# Raw data:

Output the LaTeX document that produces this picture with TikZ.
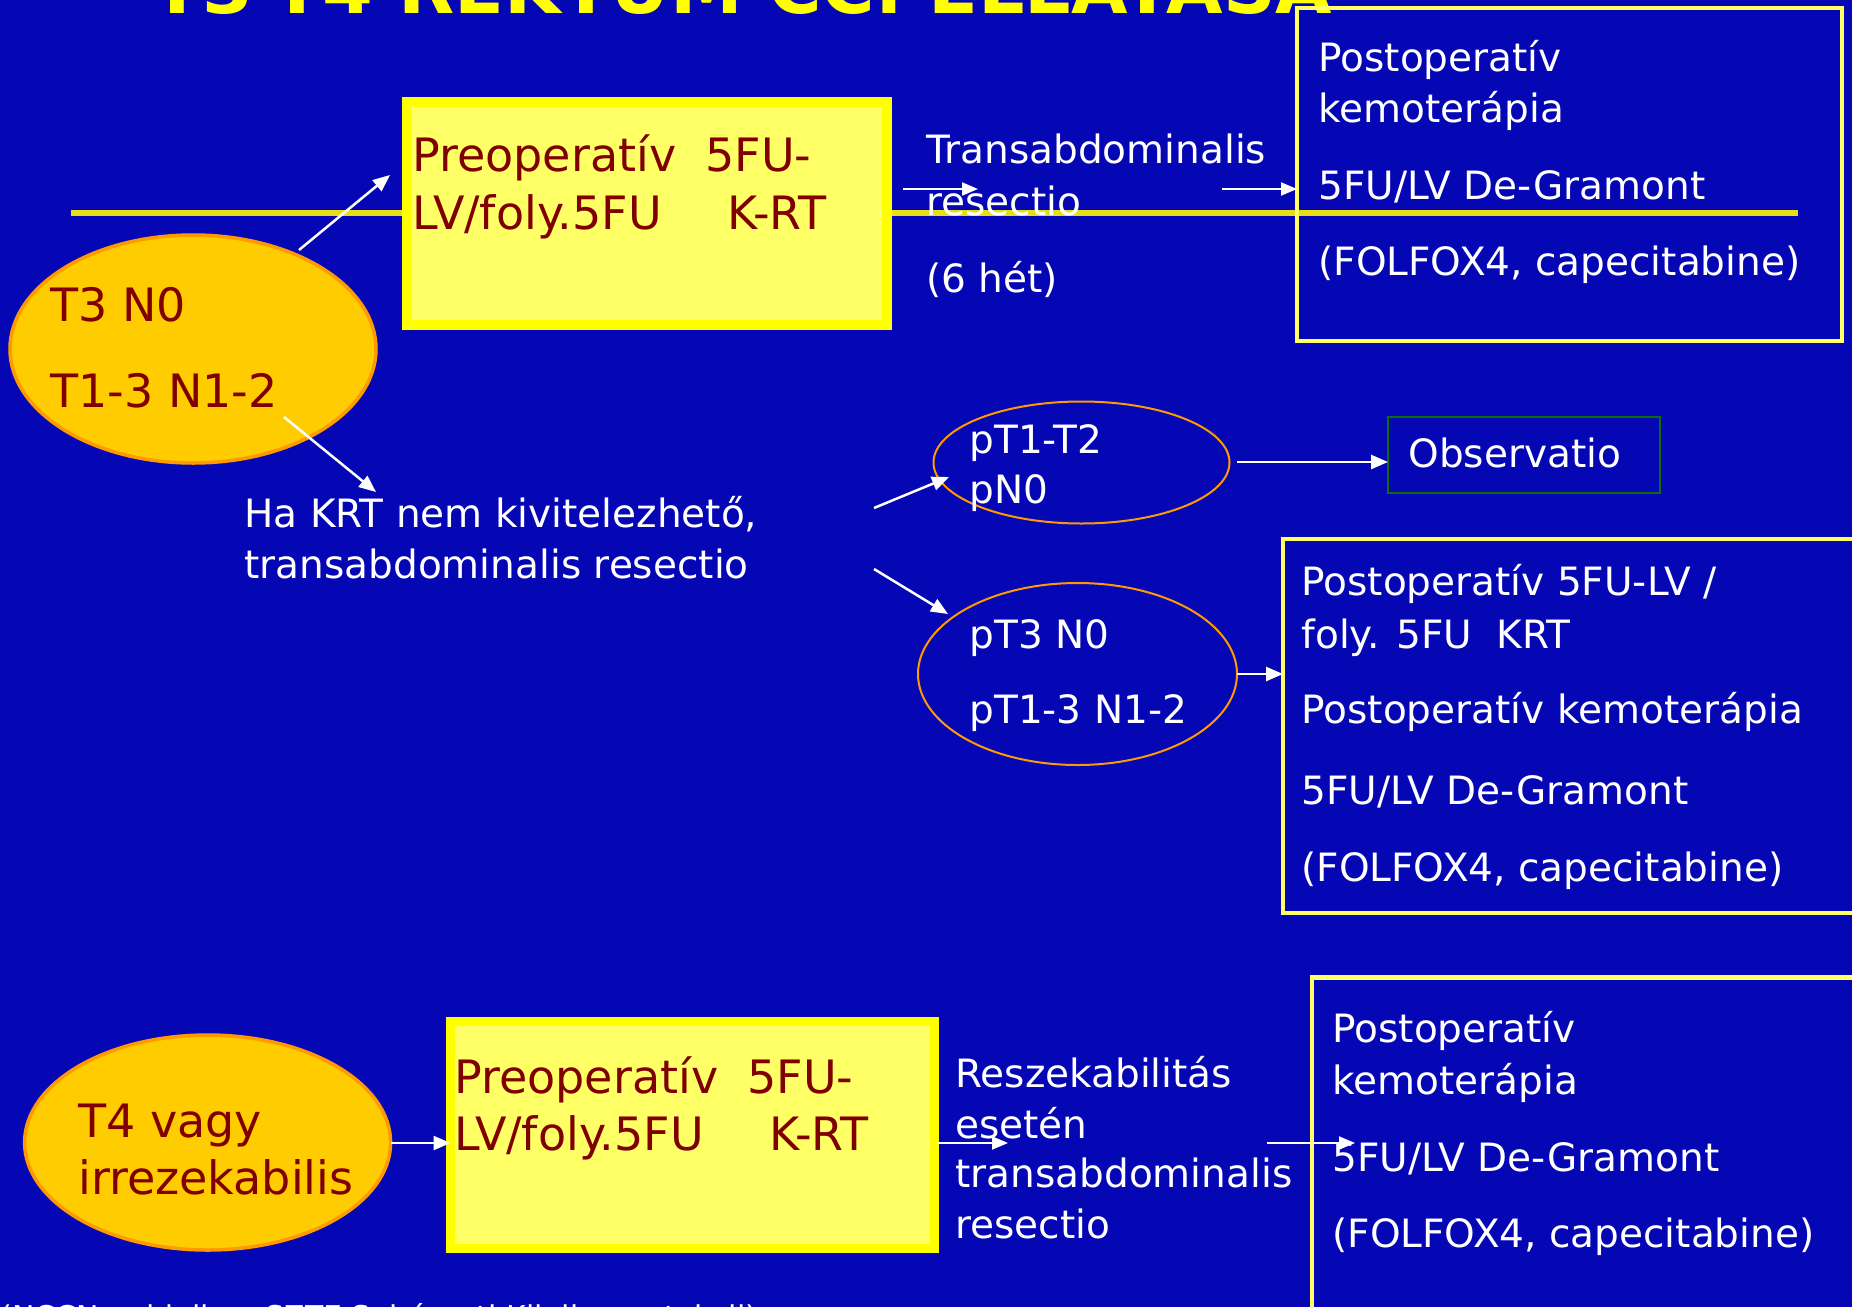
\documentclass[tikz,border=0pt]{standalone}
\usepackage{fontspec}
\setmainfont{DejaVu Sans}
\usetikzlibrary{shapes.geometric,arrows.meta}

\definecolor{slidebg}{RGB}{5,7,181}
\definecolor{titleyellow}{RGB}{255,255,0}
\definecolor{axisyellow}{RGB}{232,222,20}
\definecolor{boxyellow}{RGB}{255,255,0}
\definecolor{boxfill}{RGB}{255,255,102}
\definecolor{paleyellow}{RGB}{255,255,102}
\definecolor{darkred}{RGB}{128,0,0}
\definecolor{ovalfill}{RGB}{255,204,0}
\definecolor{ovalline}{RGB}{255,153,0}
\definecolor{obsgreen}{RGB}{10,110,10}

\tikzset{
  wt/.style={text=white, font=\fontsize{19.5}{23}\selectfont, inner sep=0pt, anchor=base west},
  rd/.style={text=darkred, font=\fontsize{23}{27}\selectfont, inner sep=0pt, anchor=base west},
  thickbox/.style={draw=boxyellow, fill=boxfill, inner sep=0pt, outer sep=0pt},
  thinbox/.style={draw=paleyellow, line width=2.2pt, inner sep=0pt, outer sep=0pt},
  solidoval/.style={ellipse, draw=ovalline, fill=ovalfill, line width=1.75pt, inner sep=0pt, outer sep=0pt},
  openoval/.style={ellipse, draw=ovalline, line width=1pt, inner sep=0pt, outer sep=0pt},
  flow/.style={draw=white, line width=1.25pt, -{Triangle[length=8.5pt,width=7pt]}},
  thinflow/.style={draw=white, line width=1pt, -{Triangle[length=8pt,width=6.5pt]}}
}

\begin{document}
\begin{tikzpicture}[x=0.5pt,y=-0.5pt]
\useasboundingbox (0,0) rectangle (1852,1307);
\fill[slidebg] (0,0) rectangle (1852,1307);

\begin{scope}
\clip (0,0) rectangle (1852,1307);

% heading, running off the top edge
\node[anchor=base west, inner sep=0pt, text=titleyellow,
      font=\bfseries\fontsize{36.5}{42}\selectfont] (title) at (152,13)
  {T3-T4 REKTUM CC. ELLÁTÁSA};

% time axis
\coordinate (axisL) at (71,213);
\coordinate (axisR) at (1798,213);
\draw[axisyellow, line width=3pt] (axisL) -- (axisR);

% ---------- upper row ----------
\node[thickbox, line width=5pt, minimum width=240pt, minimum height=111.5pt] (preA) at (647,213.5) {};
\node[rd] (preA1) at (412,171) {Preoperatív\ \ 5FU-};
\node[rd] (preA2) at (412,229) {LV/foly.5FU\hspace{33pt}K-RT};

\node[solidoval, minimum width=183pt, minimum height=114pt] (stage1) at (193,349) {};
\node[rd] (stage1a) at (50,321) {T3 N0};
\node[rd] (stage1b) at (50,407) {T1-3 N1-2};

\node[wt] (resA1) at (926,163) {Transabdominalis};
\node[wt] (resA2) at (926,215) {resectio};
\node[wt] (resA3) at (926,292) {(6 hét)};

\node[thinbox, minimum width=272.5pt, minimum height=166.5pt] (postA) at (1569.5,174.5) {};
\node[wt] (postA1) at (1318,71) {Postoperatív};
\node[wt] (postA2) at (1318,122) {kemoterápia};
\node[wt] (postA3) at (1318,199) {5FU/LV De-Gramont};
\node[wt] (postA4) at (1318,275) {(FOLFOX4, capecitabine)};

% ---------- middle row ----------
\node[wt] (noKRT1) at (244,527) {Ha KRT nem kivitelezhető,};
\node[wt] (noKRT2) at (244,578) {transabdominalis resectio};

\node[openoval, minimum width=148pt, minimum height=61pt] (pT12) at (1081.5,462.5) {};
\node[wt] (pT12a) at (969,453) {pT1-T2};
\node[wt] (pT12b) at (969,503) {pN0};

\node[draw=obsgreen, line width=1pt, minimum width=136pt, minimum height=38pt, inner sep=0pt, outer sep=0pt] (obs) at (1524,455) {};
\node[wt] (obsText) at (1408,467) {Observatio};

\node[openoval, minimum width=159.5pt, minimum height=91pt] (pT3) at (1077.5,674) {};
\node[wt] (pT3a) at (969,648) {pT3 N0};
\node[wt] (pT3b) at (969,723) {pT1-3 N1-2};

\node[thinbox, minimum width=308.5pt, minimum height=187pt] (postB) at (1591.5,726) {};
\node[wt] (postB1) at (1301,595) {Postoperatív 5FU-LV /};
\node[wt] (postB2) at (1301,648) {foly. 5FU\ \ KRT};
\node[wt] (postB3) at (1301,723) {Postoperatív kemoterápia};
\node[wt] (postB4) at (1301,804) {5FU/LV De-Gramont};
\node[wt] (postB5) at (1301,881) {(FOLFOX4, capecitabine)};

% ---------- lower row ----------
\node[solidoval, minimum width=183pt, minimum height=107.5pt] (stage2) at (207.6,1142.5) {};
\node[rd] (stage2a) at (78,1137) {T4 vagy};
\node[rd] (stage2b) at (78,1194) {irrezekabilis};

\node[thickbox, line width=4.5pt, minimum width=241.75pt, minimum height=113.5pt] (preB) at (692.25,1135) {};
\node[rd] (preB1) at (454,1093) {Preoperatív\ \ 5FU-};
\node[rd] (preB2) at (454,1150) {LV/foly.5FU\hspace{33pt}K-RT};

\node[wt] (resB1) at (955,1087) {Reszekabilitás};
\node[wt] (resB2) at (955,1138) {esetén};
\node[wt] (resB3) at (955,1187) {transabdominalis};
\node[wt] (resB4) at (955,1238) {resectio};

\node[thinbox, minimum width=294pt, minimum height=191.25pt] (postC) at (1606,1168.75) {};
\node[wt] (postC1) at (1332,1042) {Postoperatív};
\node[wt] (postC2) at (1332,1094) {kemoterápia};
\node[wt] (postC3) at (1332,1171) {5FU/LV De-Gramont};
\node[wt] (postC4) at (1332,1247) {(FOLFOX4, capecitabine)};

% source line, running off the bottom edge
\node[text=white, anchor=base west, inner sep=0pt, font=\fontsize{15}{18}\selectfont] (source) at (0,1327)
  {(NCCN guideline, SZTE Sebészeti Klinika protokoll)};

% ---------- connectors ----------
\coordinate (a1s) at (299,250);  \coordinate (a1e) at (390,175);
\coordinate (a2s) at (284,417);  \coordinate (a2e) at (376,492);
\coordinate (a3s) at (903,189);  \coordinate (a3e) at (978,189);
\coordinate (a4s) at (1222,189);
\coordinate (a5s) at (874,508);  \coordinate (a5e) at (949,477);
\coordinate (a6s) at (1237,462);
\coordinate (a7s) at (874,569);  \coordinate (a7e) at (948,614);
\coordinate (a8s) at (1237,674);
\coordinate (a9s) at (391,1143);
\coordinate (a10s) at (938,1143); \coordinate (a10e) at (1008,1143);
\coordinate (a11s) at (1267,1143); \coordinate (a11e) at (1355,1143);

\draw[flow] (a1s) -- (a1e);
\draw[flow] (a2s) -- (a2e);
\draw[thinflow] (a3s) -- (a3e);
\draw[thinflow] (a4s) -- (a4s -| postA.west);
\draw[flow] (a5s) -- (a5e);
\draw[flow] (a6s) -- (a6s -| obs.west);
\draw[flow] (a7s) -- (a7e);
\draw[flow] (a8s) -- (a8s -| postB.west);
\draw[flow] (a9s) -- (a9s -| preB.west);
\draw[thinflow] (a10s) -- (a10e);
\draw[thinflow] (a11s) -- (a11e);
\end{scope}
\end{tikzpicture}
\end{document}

# What you will do:
Exactly as they appear, print the lines of the listing above from its first line through the line that contains "(preA2) at (412,229)", minus the pictures.

# Complete answer:
Output the LaTeX document that produces this picture with TikZ.
\documentclass[tikz,border=0pt]{standalone}
\usepackage{fontspec}
\setmainfont{DejaVu Sans}
\usetikzlibrary{shapes.geometric,arrows.meta}

\definecolor{slidebg}{RGB}{5,7,181}
\definecolor{titleyellow}{RGB}{255,255,0}
\definecolor{axisyellow}{RGB}{232,222,20}
\definecolor{boxyellow}{RGB}{255,255,0}
\definecolor{boxfill}{RGB}{255,255,102}
\definecolor{paleyellow}{RGB}{255,255,102}
\definecolor{darkred}{RGB}{128,0,0}
\definecolor{ovalfill}{RGB}{255,204,0}
\definecolor{ovalline}{RGB}{255,153,0}
\definecolor{obsgreen}{RGB}{10,110,10}

\tikzset{
  wt/.style={text=white, font=\fontsize{19.5}{23}\selectfont, inner sep=0pt, anchor=base west},
  rd/.style={text=darkred, font=\fontsize{23}{27}\selectfont, inner sep=0pt, anchor=base west},
  thickbox/.style={draw=boxyellow, fill=boxfill, inner sep=0pt, outer sep=0pt},
  thinbox/.style={draw=paleyellow, line width=2.2pt, inner sep=0pt, outer sep=0pt},
  solidoval/.style={ellipse, draw=ovalline, fill=ovalfill, line width=1.75pt, inner sep=0pt, outer sep=0pt},
  openoval/.style={ellipse, draw=ovalline, line width=1pt, inner sep=0pt, outer sep=0pt},
  flow/.style={draw=white, line width=1.25pt, -{Triangle[length=8.5pt,width=7pt]}},
  thinflow/.style={draw=white, line width=1pt, -{Triangle[length=8pt,width=6.5pt]}}
}

\begin{document}
\begin{tikzpicture}[x=0.5pt,y=-0.5pt]
\useasboundingbox (0,0) rectangle (1852,1307);
\fill[slidebg] (0,0) rectangle (1852,1307);

\begin{scope}
\clip (0,0) rectangle (1852,1307);

% heading, running off the top edge
\node[anchor=base west, inner sep=0pt, text=titleyellow,
      font=\bfseries\fontsize{36.5}{42}\selectfont] (title) at (152,13)
  {T3-T4 REKTUM CC. ELLÁTÁSA};

% time axis
\coordinate (axisL) at (71,213);
\coordinate (axisR) at (1798,213);
\draw[axisyellow, line width=3pt] (axisL) -- (axisR);

% ---------- upper row ----------
\node[thickbox, line width=5pt, minimum width=240pt, minimum height=111.5pt] (preA) at (647,213.5) {};
\node[rd] (preA1) at (412,171) {Preoperatív\ \ 5FU-};
\node[rd] (preA2) at (412,229) {LV/foly.5FU\hspace{33pt}K-RT};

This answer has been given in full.